Searching Google from my smartphone was like having a superpower. It didn’t matter what the question was; I could find my answer in a matter of seconds. Who sang this song? Hang on, let me Google it. How much is this in kilograms? Not sure; I’ll check Google. Can I buy this cheaper somewhere else? Let’s see what Google says!
Even the most inane trivia was at my fingertips—and, thanks to voice search, I was free to publicly embarrass myself by shouting queries at my phone. “Google! How many jars of peanut butter could fit inside the belly of a killer whale?” (I didn’t ask questions like this very often, but it was always nice to know the option was there.)
I lost that superpower recently, and it’s going to drive me crazy. My wife and I switched from an unlimited plan to a pay-as-you-go plan, and while I don’t regret the decision from a budget standpoint, it’s frustrating to have lost that instant access to a worldwide network of information. The cell phone towers are still there, and my phone can still communicate with them, but I choose to keep that functionality switched off in order to save money.
But it’s not just my Googling superpower I’ve lost. Most of the apps on my phone need Internet access in order to work, and they all seem inordinately eager to remind me if I forget. “Network access required,” they’ll flash across the screen, politely refraining from adding, “you poor, data-deprived simpleton.”
While I was bemoaning the loss of an unlimited 3G connection, a thought occurred to me: How terrible would it be if our connection to God worked the same way? Imagine kneeling beside your bed at night to pray, only to have a piece of paper materialize in front of you that read, “Sorry, you’ve used up your monthly allotment of prayer minutes for this month. Please wait until the next billing cycle before trying to pray again.” Or worse, imagine crying out for help in the middle of an excruciating trial, only to be told that God was currently out of range and unable to receive your prayer.
Long ago, God’s temple in Jerusalem had a thick veil separating the mercy seat of God from the rest of the temple (Exodus 25:21; 26:33). The only individual ever allowed past that curtain was the high priest, and even then only once a year during the Day of Atonement (Leviticus 16:2, 29-30), to atone for the sins of the nation. But after Christ’s sacrifice, that all changed—the veil between God’s people and His mercy seat was “torn in two from top to bottom” (Matthew 27:51, Mark 15:38). This physical act symbolized the removal of the barrier between God’s people and His true mercy seat. Through the blood of Christ, we are able to “come boldly to the throne of grace, that we may obtain mercy and find grace to help in time of need” (Hebrews 4:16, cf. Hebrews 10:19-22).

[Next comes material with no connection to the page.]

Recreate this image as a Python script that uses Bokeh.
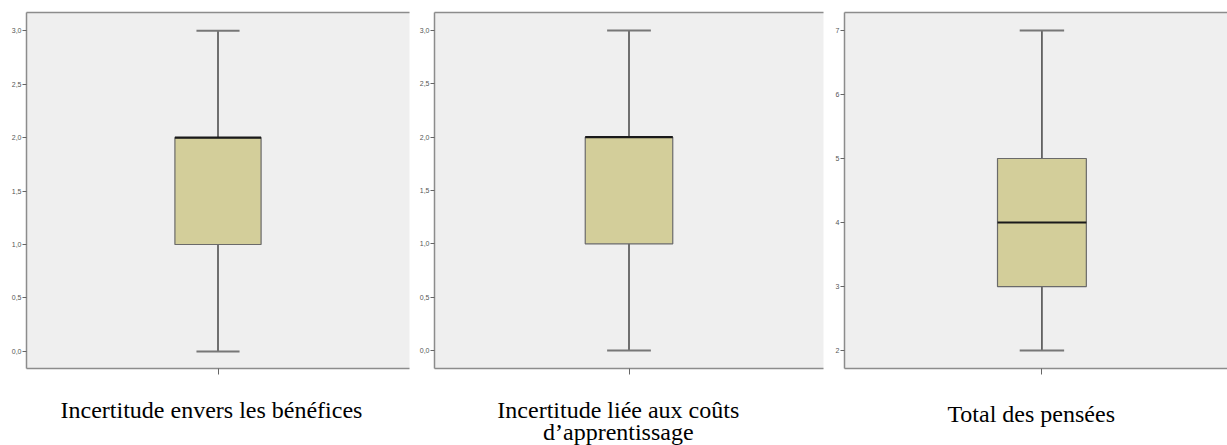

What we have, in other words, is a direct line to the very throne of God. When we pray to God in Christ’s name, He hears us. There isn’t some laundry list of restrictions—we aren’t limited to a maximum number of prayers per month, and there aren’t certain locations where we lack “prayer coverage.” In fact, the only way we can loose that connection is if we choose to cut ourselves off from it (Isaiah 59:1-2). The all-knowing, all-seeing God of our fathers sits upon His throne, eagerly listening to the prayers of His children.
And what a throne it is! Somewhere beyond the realms of time and space as we understand them, there exists a throne of such majesty and splendor that it surpasses our feeble human comprehension. Ezekiel likens it to a sapphire (Ezekiel 1:26), while John describes the emerald-like rainbow surrounding it. In front of the throne is “a sea of glass, like crystal,” and “from the throne proceeded lightnings, thunderings, and voices” (Revelation 4:3, 5-6).
The One who sits on that throne hears our prayers.
The One who sits on that throne answers our prayers. The Master of the universe, the Creator of time and space, our God and our Father does so much more than sit idly by while His people cry out to Him. He acts. Not always in the way we want, and not always in the manner we expect, but always, always for our good. David wrote,
Where can I go from Your Spirit?
Or where can I flee from Your presence?
If I ascend into heaven, You are there;
If I make my bed in hell, behold, You are there.
If I take the wings of the morning,
And dwell in the uttermost parts of the sea,
Even there Your hand shall lead me,
And Your right hand shall hold me.
If I say, “Surely the darkness shall fall on me,”
Even the night shall be light about me;
Indeed, the darkness shall not hide from You,
But the night shines as the day;
The darkness and the light are both alike to You.
Passover is approaching, and Satan is increasing the strength and number of his volleys at the people of God. With every day that passes, our adversary seeks to destroy us with an urgency that only increases. And yet we have available to us the ear, the arm, and the love of the Eternal God of Hosts.
Sure, Googling from a smartphone is impressive—but the privilege to come before the throne of God with our problems and our praise is so much greater. Are we really putting that gift to use?